Signature gatherers hired for James Craig, Perry Johnson, Donna Brandenburg, Michael Brown, and Michael Markey forged tens of thousands of signatures, state officials said, likely disqualifying the candidates from the Aug. 2 primary.

“Given the large number of candidates seeking to qualify for the ballot, Bureau staff began to review nominating petitions at the end of March, after several gubernatorial candidates had submitted nominating petitions,” the Bureau wrote in the report. “During this review, staff noticed a large number of petition sheets, submitted by certain circulators, appeared fraudulent and consisted entirely of invalid signatures.”

UPDATE: Half of Republican Candidates Disqualified After Forgery Scandal
Source: Michigan Bureau of Elections

The Bureau of Elections found no evidence that the campaigns or candidates were aware of the forgery conspiracy.

Michael Brown, a Michigan State Police officer, dropped out of the race as of Tuesday morning after two-thirds of his signatures were disallowed. Michael Markey, a financial advisor, and Donna Brandenburg also fell below the required number of signatures because of the scandal.

The report identified 36 individuals in a coordinated plot to forge the signatures of Michigan voters, and referred to footnotes linking them to employment by convicted felon Shawn Wilmoth, who pleaded guilty to two counts of election fraud in 2011. Wilmoth’s petition management company, First Choice Contracting, LLC, is based in Michigan, but his convictions stem from illegal signature gathering efforts in Virginia. He has recently recruited petitioners in Florida.

“He previously pled guilty to two counts of election fraud in 2011, in which he reportedly instructed two individuals to sign as a witness on dozens of petition sheets filled with signatures they did not collect,” Michigan’s Elections Bureau report said.

It also hinted at a potential motivation for signature gatherers to falsify their documents.

“The Bureau notes the preponderance of media reports about the difficulty in security circulators and signatures this year, given the abundance of petition campaigns nationwide and the continuing lack of in-person events,” the report said. “Reportedly, the average cost of signature gathering rose from $5 to $7 per signature to $20 per signature.”

Not long before the report was released on Monday, Michigan’s wealthiest political family endorsed Tudor Dixon for governor.

“We think Tudor has, as a business leader, as a mom, has experience, the passion, and a plan to put the state back on track, said Dick DeVos, husband of Betsy DeVos, during a radio appearance on The Paul W. Smith Show.

Dixon was tracking behind Republican frontrunner candidates James Craig and Perry Johnson. A challenge to her petition’s signatures failed, leaving her in the lead while the other candidates consider whether to challenge the Bureau’s report. According to Talking Points Memo, “A super PAC supporting Dixon’s candidacy was among the Michigan political entities to file a complaint alleging widespread fraud in the signature sheets of Craig.”

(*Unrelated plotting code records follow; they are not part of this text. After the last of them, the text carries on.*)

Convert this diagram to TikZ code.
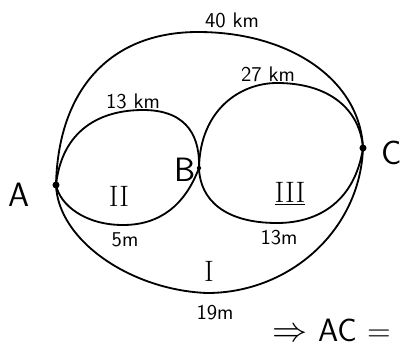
\documentclass[tikz,border=0pt]{standalone}
\usepackage{tikz}
\usetikzlibrary{positioning}

\begin{document}
\begin{tikzpicture}[
  x=0.025cm, y=-0.025cm,
  curve/.style={line width=1.3pt, line join=round},
  spot/.style={circle, fill, inner sep=0pt, minimum size=5pt},
  dist/.style={font=\sffamily\fontsize{15}{17}\selectfont, inner sep=1pt},
  place/.style={font=\sffamily\fontsize{24}{26}\selectfont, inner sep=1pt},
  region/.style={font=\rmfamily\fontsize{21}{23}\selectfont, inner sep=1pt},
]
  \useasboundingbox (0,0) rectangle (406,363);

  \coordinate (A) at (56,185);
  \coordinate (B) at (199,168);
  \coordinate (C) at (363,148);
  \coordinate (outtop) at (198,32);
  \coordinate (outbot) at (207,293);
  \coordinate (lefttop) at (143,110);
  \coordinate (leftbot) at (123,225);
  \coordinate (righttop) at (277,83);
  \coordinate (rightbot) at (277,223);

  % outer route (I)
  \draw[curve] (A) .. controls (58,92) and (108,32) .. (outtop)
    .. controls (290,32) and (360,80) .. (C)
    .. controls (360,230) and (290,293) .. (outbot)
    .. controls (130,290) and (58,240) .. (A);
  % left loop (II)
  \draw[curve] (A) .. controls (62,130) and (100,110) .. (lefttop)
    .. controls (190,110) and (200,140) .. (B)
    .. controls (185,205) and (160,225) .. (leftbot)
    .. controls (85,225) and (60,205) .. (A);
  % right loop (III)
  \draw[curve] (B) .. controls (200,110) and (240,83) .. (righttop)
    .. controls (330,83) and (360,110) .. (C)
    .. controls (355,200) and (320,223) .. (rightbot)
    .. controls (225,223) and (200,200) .. (B);

  \node[spot] (dotA) at (A) {};
  \node[spot] (dotC) at (C) {};
  \node[spot, minimum size=3pt] (dotB) at (B) {};

  \node[place] (labA) at (19,195) {A};
  \node[place] (labB) at (185,170) {B};
  \node[place] (labC) at (392,153) {C};

  \node[dist] (d40) at (232,20) {40 km};
  \node[dist] (d13) at (133,101) {13 km};
  \node[dist] (d27) at (268,74) {27 km};
  \node[dist] (d5) at (125,240) {5m};
  \node[dist] (d13m) at (279,238) {13m};
  \node[dist] (d19) at (215,313) {19m};

  \node[region] (r2) at (119,196) {II};
  \node[region] (r3) at (290,194) {\underline{III}};
  \node[region] (r1) at (209,271) {I};

  \node[font=\sffamily\fontsize{23}{25}\selectfont, anchor=west] (res) at (268,330) {$\Rightarrow$ AC =};
\end{tikzpicture}
\end{document}
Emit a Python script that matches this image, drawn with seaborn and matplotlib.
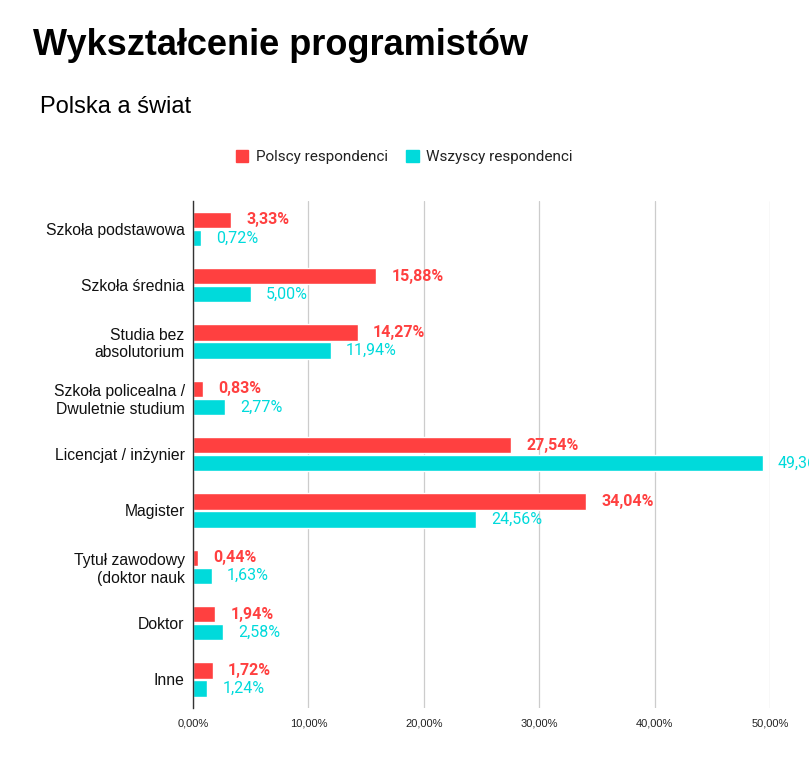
import pandas as pd
import matplotlib.pyplot as plt
import seaborn as sns
from matplotlib.patches import Patch

# Data
categories = ['Szkoła podstawowa', 'Szkoła średnia', 'Studia bez\nabsolutorium',
              'Szkoła policealna /\nDwuletnie studium', 'Licencjat / inżynier', 'Magister',
              'Tytuł zawodowy\n(doktor nauk', 'Doktor', 'Inne']
polscy = [3.33, 15.88, 14.27, 0.83, 27.54, 34.04, 0.44, 1.94, 1.72]
wszyscy = [0.72, 5.00, 11.94, 2.77, 49.36, 24.56, 1.63, 2.58, 1.24]
series = ['Polscy respondenci', 'Wszyscy respondenci']
colors = ['#ff4040', '#00dadb']

df = pd.DataFrame({
    'kategoria': categories * 2,
    'procent': polscy + wszyscy,
    'seria': [series[0]] * len(categories) + [series[1]] * len(categories),
})

sns.set_theme(style='white')
plt.rcParams['font.family'] = ['Liberation Sans', 'DejaVu Sans']
plt.rcParams['text.color'] = '#000000'

fig = plt.figure(figsize=(8.09, 7.75), dpi=100)
ax = fig.add_axes([0.2386, 0.087, 0.7132, 0.654])

sns.barplot(data=df, y='kategoria', x='procent', hue='seria', palette=colors,
            orient='h', width=0.64, gap=0.1, ax=ax, legend=False, saturation=1)

# value labels (Roboto like in the original)
for cont, vals, col, wt in zip(ax.containers, [polscy, wszyscy], colors, ['bold', 'normal']):
    labels = [f"{v:.2f}%".replace('.', ',') for v in vals]
    ax.bar_label(cont, labels=labels, padding=11, color=col, fontsize=11.5,
                 fontweight=wt, family='Roboto')

ax.set_xlim(0, 50)
ax.set_xticks([0, 10, 20, 30, 40, 50])
ax.set_xticklabels([f"{t},00%" for t in [0, 10, 20, 30, 40, 50]], fontsize=8, color='#222222')
ax.tick_params(axis='y', labelsize=11.3, length=0, pad=6)
ax.tick_params(axis='x', length=0, pad=8)
ax.xaxis.grid(True, color='#cccccc', linewidth=0.9)
ax.set_axisbelow(True)
ax.set_xlabel('')
ax.set_ylabel('')
for s in ['top', 'right', 'bottom']:
    ax.spines[s].set_visible(False)
ax.spines['left'].set_color('#333333')
ax.spines['left'].set_linewidth(1.0)
for lbl in ax.get_yticklabels():
    lbl.set_color('#111111')

fig.text(0.041, 0.941, 'Wykształcenie programistów', fontsize=26, fontweight='bold', va='center')
fig.text(0.049, 0.862, 'Polska a świat', fontsize=17, va='center')

handles = [Patch(color=c, label=s) for c, s in zip(colors, series)]
fig.legend(handles=handles, loc='center', bbox_to_anchor=(0.50, 0.797), ncol=2,
           frameon=False, handlelength=0.8, handleheight=0.8,
           columnspacing=1.2, handletextpad=0.5, labelcolor='#222222',
           prop={'family': 'Roboto', 'size': 11})

fig.savefig('out.png', dpi=100)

Johnson’s campaign indicated that he would protest the bureau’s recommendation. Any candidate can contest the recommendation with the Board of State Canvassers, which meets Thursday, or if unsuccessful there, in court.

The report released from the Bureau of Elections does not implicate candidates as having engaged in the forgery scheme, but it is common practice for campaigns to review their petitions before submitting them, since it’s typical for a small amount of signatures to be fake.

This year, however, may have been the single-biggest case of forgery in Michigan election history. 

“Although it is typical for staff to encounter some signatures of dubious authenticity scattered within nominating petitions, the Bureau is unaware of another election cycle in which this many circulators submitted such a substantial volume of fraudulent petition sheets consisting of invalid signatures, nor an instance in which it affected as many candidate petitions as at present,” the report said.

All told, the bureau tossed out more than 68,000 signatures it deemed invalid. More than half of the signatures of Craig, Markey, Brandenburg, and Brown did not make the cut.

The petition sheets submitted by the campaign lacked signs of the normal wear and tear from gathering signatures, the report said, which served as the first red flag. Then, staff identified pages with nearly identical handwriting across lines and other aberrations for signature rolls. In several instances, circulators appeared to have intentionally scribbled signatures illegibly or obfuscated a category to make their petitions appear more legitimate.

UPDATE: Half of Republican Candidates Disqualified After Forgery Scandal
Screenshot shows “Shannon Lemmon” misspelled as “Shannon Lemmons,” with the “s” at the end of the last name then crossed out.

Tuesday, the Michigan Democratic Party released statements from voters, identified only by their first names, who claimed they never signed petitions on which their names appeared. 

“I am one of the fraudulent signatures on James Craig’s petitions. I wasn’t even within Michigan’s borders on the day my name was forged,” Vivian from Grand Blanc said in the Democratic Party press release.

Michigan Republican Party Chairman Ron Weiser released a statement saying that Democrats were angling to disqualify candidates in “unprecedented ways” and that Republicans would continue “fighting for fairness.” The nonpartisan Bureau of Elections said in its report that it had identified abnormalities in the petition sheets well before Democrats challenged the signatures of three candidates last month.

The Bureau of Elections has already been in communication with law enforcement about potential criminal penalties for fraud.